Home Video Hovel: Boom!, by David Bax
If the 2019 Met Gala taught us anything, it’s that a lot of folks don’t have a strong grasp on how “camp” is defined. And I’ll be honest; I might be one of them. But I feel like I have a better idea of camp’s modus operandi after watching Josephy Losey’s infamous 1968 box office bomb, Boom! If camp is defined by theatricality, pretension, garishness and a lack of self-awareness combining to make something aesthetically fascinating and thrilling in its essence, Boom! is it. With all the drugs and glamour of The Valley of the Dolls and all the decrepit fancy folks being nasty to each other of What Ever Happened to Baby Jane? plus a camera that swans as restlessly around the fabulous sets as the characters do, Boom! deserves a place on the list of 1960s camp classics.
Elizabeth Taylor, at all of about 35 years old, plays the mellifluously named Flora Goforth, a six-time widow who goes by Sissy wasting away in a cliffside villa on a Mediterranean island with a household staff (who barely tolerate her cruel and baffling eccentricities) and a pack of vicious guard dogs. It’s the latter who greet Chris Flanders (Richard Burton)–an American who met Sissy once and has decided to take her up on her passing invitation to visit if he’s ever in the area–nearly tearing him to pieces. For the next couple days, Sissy and Chris will engage in florid verbal bouts interrupted by Chris’ attempts to get something to eat, all of which Sissy denies; her diet consists only of pills and liquids.
It’s not just the constant, melodramatic flitting about that makes Boom! so fun to watch. It’s the clothes they do their flitting in. After Chris’ duds are destroyed by the dogs, he’s given a bright pink bathrobe and then eventually supplied with a jet black samurai kimono, complete with sword and sash. Taylor, on the other hand, gets a number of stunning costume changes, highlights among them being a silk robe with fur wristholes as big as hula hoops and a kabuki dress complemented by a headdress that makes it look like Superman’s fortress of solitude is growing out of her scalp.
All of this would be too ridiculous to take if Losey weren’t consciously flirting with the surreal. Chris’ history of befriending rich woman who die soon thereafter has earned him the sobriquet “Angel of Death.” Sissy, not so hot in the health department, is as frightened by her guest’s renown as she is drawn to it. Increasingly, it seems as if she has summoned him to her in some sort of mystical suicide gambit. As their conversations and arguments become psychically unmoored, we suspect that we’ve left the real world behind–if we were ever in it–and entered into Sissy’s delirious dream about her own death. Boom! comes by its reputation as camp and as a flop honestly. But it’s also remarkably self-assured, marching confidently down whatever weird paths it brings itself to.
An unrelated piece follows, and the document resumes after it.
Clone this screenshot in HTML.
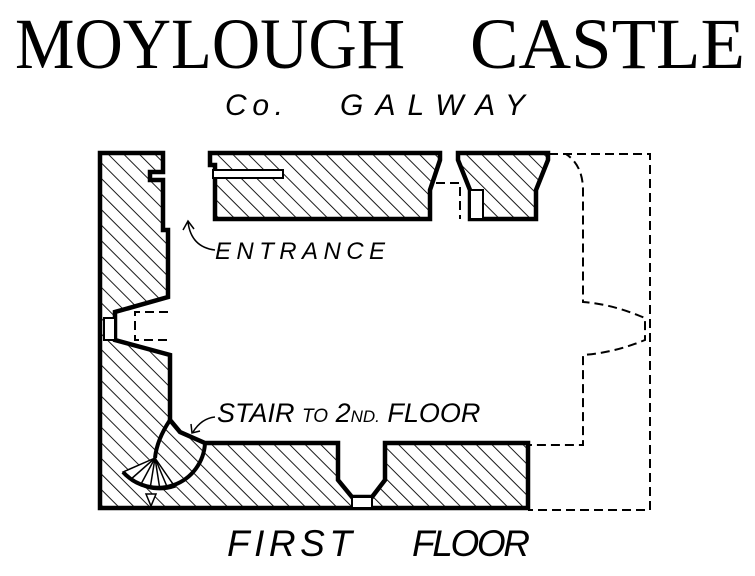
<!DOCTYPE html>
<html><head><style>
html,body{margin:0;padding:0;background:#fff;}
svg{display:block;}
</style></head><body>
<svg width="755" height="576" viewBox="0 0 755 576" xmlns="http://www.w3.org/2000/svg">
<defs>
<pattern id="h" width="11" height="11" patternUnits="userSpaceOnUse" patternTransform="rotate(-45)">
<rect width="11" height="11" fill="#fff"/>
<line x1="0" y1="0" x2="0" y2="11" stroke="#000" stroke-width="1.8"/>
</pattern>
</defs>
<g font-family="'Liberation Sans', sans-serif" fill="#000">
<text x="15" y="68" font-size="72" textLength="390" lengthAdjust="spacingAndGlyphs" font-family="'Liberation Serif', serif">MOYLOUGH</text>
<text x="470" y="68" font-size="72" textLength="275" lengthAdjust="spacingAndGlyphs" font-family="'Liberation Serif', serif">CASTLE</text>
<text x="225" y="115" font-size="30" font-style="italic" textLength="58" lengthAdjust="spacing">Co.</text>
<text x="340" y="115" font-size="30" font-style="italic" textLength="185" lengthAdjust="spacing">GALWAY</text>
<text x="227" y="556" font-size="37" font-style="italic" textLength="125" lengthAdjust="spacing">FIRST</text>
<text x="412" y="556" font-size="37" font-style="italic" textLength="118" lengthAdjust="spacing">FLOOR</text>
<text x="215" y="259" font-size="24" font-style="italic" textLength="170" lengthAdjust="spacing">ENTRANCE</text>
<text x="217" y="422" font-size="27" font-style="italic">STAIR  <tspan font-size="19">TO</tspan>  2<tspan font-size="17">ND.</tspan> FLOOR</text>
</g>
<g fill="none" stroke="#000" stroke-width="1.5">
<path d="M215,250 C198,248 190,238 188,222"/>
<path d="M183,230 L188,221 L194,229"/>
<path d="M215,417 C205,418 198,424 193,432"/>
<path d="M191,424 L192,433 L200,431"/>
</g>
<g fill="none" stroke="#000" stroke-width="2" stroke-dasharray="9,5">
<path d="M549,154 L650,154 L650,510 L528,510"/>
<path d="M549,154 L566,154 C578,162 583,175 583,190 L583,302 C610,304 630,312 645,318 L645,340 C630,346 610,353 583,355 L583,445 L528,445"/>
<path d="M430,219 L430,183 L460,183 L460,219"/>
<path d="M168,312 L135,312 L135,340 L170,340"/>
</g>
<g stroke="#000" stroke-width="4.5" fill="url(#h)" stroke-linejoin="miter">
<path d="M100,153 L163,153 L163,172 L150,172 L150,180 L163,180 L163,230 L168,230 L168,297 L115,312 L115,340 L170,355 L170,420 L180,432 L205,443 L338,443 L338,480 L352,497 L372,497 L385,480 L385,443 L528,443 L528,508 L100,508 Z"/>
<path d="M210,153 L440,153 L440,160 L430,190 L430,219 L215,219 L215,165 L210,165 Z"/>
<path d="M458,153 L548,153 L548,160 L536,190 L536,219 L470,219 L470,190 L458,160 Z"/>
</g>
<rect x="213" y="170" width="70" height="8" fill="#fff" stroke="#000" stroke-width="2"/>
<rect x="470" y="190" width="13" height="29" fill="#fff" stroke="#000" stroke-width="2"/>
<rect x="104" y="318" width="11" height="22" fill="#fff" stroke="#000" stroke-width="2"/>
<rect x="352" y="497" width="20" height="11" fill="#fff" stroke="#000" stroke-width="2"/>
<!-- stair -->
<path d="M155,458 L123,472 A47,47 0 0 0 175,487 Z" fill="#fff" stroke="#000" stroke-width="1.5"/>
<g stroke="#000" stroke-width="1.5">
<line x1="155" y1="458" x2="130" y2="480"/>
<line x1="155" y1="458" x2="140" y2="486"/>
<line x1="155" y1="458" x2="150" y2="489"/>
<line x1="155" y1="458" x2="160" y2="490"/>
<line x1="155" y1="458" x2="168" y2="489"/>
</g>
<path d="M205,443 A47,47 0 0 1 123,472" fill="none" stroke="#000" stroke-width="4"/>
<path d="M170,420 C160,435 156,448 155,458" fill="none" stroke="#000" stroke-width="4"/>
<polygon points="146,494 156,494 151,506" fill="#fff" stroke="#000" stroke-width="1.5"/>
</svg>
</body></html>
Shout! Factory’s transfer is more than up to the challenge of showcasing the cinematography of the great Douglas Slocombe, who here favors wide lenses that relay the depth of the bright, palatial sets and the breathtaking outdoor locations. The audio mix does a decent job of preserving the sound design (including the crashing waves that give the film its name) but, of course, nothing can be done about the extensive ADR.
Special features may be slim but they also seal the deal for the Blu-ray being worth picking up. There’s a delightful interview about the film and its history with (friend of Battleship Pretension) Alonso Duralde as well as an audio commentary by none other than John Waters.